§ **What you have to do**:
Would you transcribe the whole listing exactly, minus its pictures?

** Begin **

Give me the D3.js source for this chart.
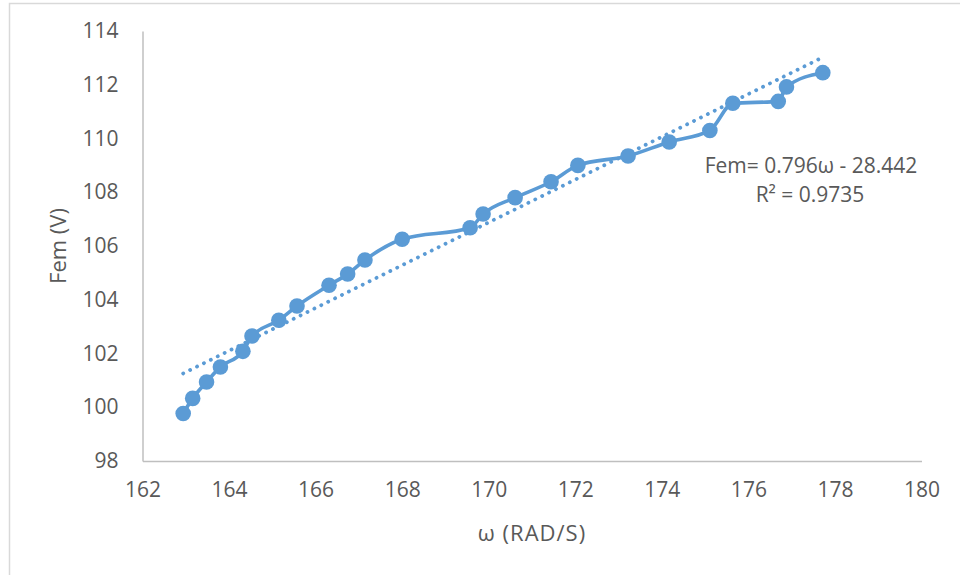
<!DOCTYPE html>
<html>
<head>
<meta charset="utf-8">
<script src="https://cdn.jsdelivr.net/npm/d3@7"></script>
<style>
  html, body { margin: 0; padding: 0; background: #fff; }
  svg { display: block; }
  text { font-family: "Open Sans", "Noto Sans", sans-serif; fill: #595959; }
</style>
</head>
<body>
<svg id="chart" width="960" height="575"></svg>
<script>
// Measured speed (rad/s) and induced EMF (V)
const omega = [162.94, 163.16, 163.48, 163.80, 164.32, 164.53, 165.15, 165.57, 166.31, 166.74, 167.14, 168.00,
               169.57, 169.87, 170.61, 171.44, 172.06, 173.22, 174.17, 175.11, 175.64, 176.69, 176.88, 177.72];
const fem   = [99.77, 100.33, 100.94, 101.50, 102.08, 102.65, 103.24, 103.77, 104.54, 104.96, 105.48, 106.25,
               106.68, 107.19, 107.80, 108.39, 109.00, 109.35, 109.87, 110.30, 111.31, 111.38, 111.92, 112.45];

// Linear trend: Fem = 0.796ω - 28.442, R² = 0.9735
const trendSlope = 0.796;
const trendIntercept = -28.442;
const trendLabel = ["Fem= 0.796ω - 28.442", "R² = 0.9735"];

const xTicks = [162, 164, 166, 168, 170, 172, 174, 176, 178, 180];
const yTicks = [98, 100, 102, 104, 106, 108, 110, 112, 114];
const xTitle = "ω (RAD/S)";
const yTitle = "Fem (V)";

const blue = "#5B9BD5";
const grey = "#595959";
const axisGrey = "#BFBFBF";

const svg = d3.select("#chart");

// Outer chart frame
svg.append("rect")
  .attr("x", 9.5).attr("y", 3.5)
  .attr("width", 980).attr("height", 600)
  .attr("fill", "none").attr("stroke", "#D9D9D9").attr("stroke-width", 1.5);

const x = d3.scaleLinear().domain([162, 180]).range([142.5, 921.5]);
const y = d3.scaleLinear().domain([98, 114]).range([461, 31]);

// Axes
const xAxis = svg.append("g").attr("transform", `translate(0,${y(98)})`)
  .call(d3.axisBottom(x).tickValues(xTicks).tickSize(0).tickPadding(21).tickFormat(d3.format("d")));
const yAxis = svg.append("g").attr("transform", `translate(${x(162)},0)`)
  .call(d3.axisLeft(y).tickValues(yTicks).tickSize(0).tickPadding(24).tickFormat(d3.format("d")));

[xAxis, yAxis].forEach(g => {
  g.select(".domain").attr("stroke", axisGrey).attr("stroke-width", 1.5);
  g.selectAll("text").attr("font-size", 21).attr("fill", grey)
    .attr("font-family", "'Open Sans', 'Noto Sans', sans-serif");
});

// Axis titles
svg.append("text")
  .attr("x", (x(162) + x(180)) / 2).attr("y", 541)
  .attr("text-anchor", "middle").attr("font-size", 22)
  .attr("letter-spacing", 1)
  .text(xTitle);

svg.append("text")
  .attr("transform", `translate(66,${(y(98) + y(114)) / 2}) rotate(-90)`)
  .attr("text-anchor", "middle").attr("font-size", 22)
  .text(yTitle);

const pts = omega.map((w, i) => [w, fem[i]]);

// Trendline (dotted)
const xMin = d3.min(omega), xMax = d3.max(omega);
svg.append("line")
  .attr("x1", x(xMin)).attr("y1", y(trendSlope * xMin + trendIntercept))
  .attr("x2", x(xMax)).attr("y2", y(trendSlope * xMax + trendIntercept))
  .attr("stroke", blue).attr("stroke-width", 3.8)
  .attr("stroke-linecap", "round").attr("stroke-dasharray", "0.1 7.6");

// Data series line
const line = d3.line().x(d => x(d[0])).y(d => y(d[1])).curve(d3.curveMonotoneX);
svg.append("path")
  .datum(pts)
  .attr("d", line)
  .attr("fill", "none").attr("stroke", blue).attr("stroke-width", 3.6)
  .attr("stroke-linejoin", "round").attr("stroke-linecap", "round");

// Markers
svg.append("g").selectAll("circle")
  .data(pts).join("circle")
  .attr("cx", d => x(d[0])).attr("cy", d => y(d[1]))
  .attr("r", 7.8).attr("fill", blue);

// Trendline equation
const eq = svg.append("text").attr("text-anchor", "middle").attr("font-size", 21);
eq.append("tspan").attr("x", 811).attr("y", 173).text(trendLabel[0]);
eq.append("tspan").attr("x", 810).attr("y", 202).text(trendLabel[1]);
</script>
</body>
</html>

** End **

§ **Answer to this exercise**:
Give me the D3.js source for this chart.
<!DOCTYPE html>
<html>
<head>
<meta charset="utf-8">
<script src="https://cdn.jsdelivr.net/npm/d3@7"></script>
<style>
  html, body { margin: 0; padding: 0; background: #fff; }
  svg { display: block; }
  text { font-family: "Open Sans", "Noto Sans", sans-serif; fill: #595959; }
</style>
</head>
<body>
<svg id="chart" width="960" height="575"></svg>
<script>
// Measured speed (rad/s) and induced EMF (V)
const omega = [162.94, 163.16, 163.48, 163.80, 164.32, 164.53, 165.15, 165.57, 166.31, 166.74, 167.14, 168.00,
               169.57, 169.87, 170.61, 171.44, 172.06, 173.22, 174.17, 175.11, 175.64, 176.69, 176.88, 177.72];
const fem   = [99.77, 100.33, 100.94, 101.50, 102.08, 102.65, 103.24, 103.77, 104.54, 104.96, 105.48, 106.25,
               106.68, 107.19, 107.80, 108.39, 109.00, 109.35, 109.87, 110.30, 111.31, 111.38, 111.92, 112.45];

// Linear trend: Fem = 0.796ω - 28.442, R² = 0.9735
const trendSlope = 0.796;
const trendIntercept = -28.442;
const trendLabel = ["Fem= 0.796ω - 28.442", "R² = 0.9735"];

const xTicks = [162, 164, 166, 168, 170, 172, 174, 176, 178, 180];
const yTicks = [98, 100, 102, 104, 106, 108, 110, 112, 114];
const xTitle = "ω (RAD/S)";
const yTitle = "Fem (V)";

const blue = "#5B9BD5";
const grey = "#595959";
const axisGrey = "#BFBFBF";

const svg = d3.select("#chart");

// Outer chart frame
svg.append("rect")
  .attr("x", 9.5).attr("y", 3.5)
  .attr("width", 980).attr("height", 600)
  .attr("fill", "none").attr("stroke", "#D9D9D9").attr("stroke-width", 1.5);

const x = d3.scaleLinear().domain([162, 180]).range([142.5, 921.5]);
const y = d3.scaleLinear().domain([98, 114]).range([461, 31]);

// Axes
const xAxis = svg.append("g").attr("transform", `translate(0,${y(98)})`)
  .call(d3.axisBottom(x).tickValues(xTicks).tickSize(0).tickPadding(21).tickFormat(d3.format("d")));
const yAxis = svg.append("g").attr("transform", `translate(${x(162)},0)`)
  .call(d3.axisLeft(y).tickValues(yTicks).tickSize(0).tickPadding(24).tickFormat(d3.format("d")));

[xAxis, yAxis].forEach(g => {
  g.select(".domain").attr("stroke", axisGrey).attr("stroke-width", 1.5);
  g.selectAll("text").attr("font-size", 21).attr("fill", grey)
    .attr("font-family", "'Open Sans', 'Noto Sans', sans-serif");
});

// Axis titles
svg.append("text")
  .attr("x", (x(162) + x(180)) / 2).attr("y", 541)
  .attr("text-anchor", "middle").attr("font-size", 22)
  .attr("letter-spacing", 1)
  .text(xTitle);

svg.append("text")
  .attr("transform", `translate(66,${(y(98) + y(114)) / 2}) rotate(-90)`)
  .attr("text-anchor", "middle").attr("font-size", 22)
  .text(yTitle);

const pts = omega.map((w, i) => [w, fem[i]]);

// Trendline (dotted)
const xMin = d3.min(omega), xMax = d3.max(omega);
svg.append("line")
  .attr("x1", x(xMin)).attr("y1", y(trendSlope * xMin + trendIntercept))
  .attr("x2", x(xMax)).attr("y2", y(trendSlope * xMax + trendIntercept))
  .attr("stroke", blue).attr("stroke-width", 3.8)
  .attr("stroke-linecap", "round").attr("stroke-dasharray", "0.1 7.6");

// Data series line
const line = d3.line().x(d => x(d[0])).y(d => y(d[1])).curve(d3.curveMonotoneX);
svg.append("path")
  .datum(pts)
  .attr("d", line)
  .attr("fill", "none").attr("stroke", blue).attr("stroke-width", 3.6)
  .attr("stroke-linejoin", "round").attr("stroke-linecap", "round");

// Markers
svg.append("g").selectAll("circle")
  .data(pts).join("circle")
  .attr("cx", d => x(d[0])).attr("cy", d => y(d[1]))
  .attr("r", 7.8).attr("fill", blue);

// Trendline equation
const eq = svg.append("text").attr("text-anchor", "middle").attr("font-size", 21);
eq.append("tspan").attr("x", 811).attr("y", 173).text(trendLabel[0]);
eq.append("tspan").attr("x", 810).attr("y", 202).text(trendLabel[1]);
</script>
</body>
</html>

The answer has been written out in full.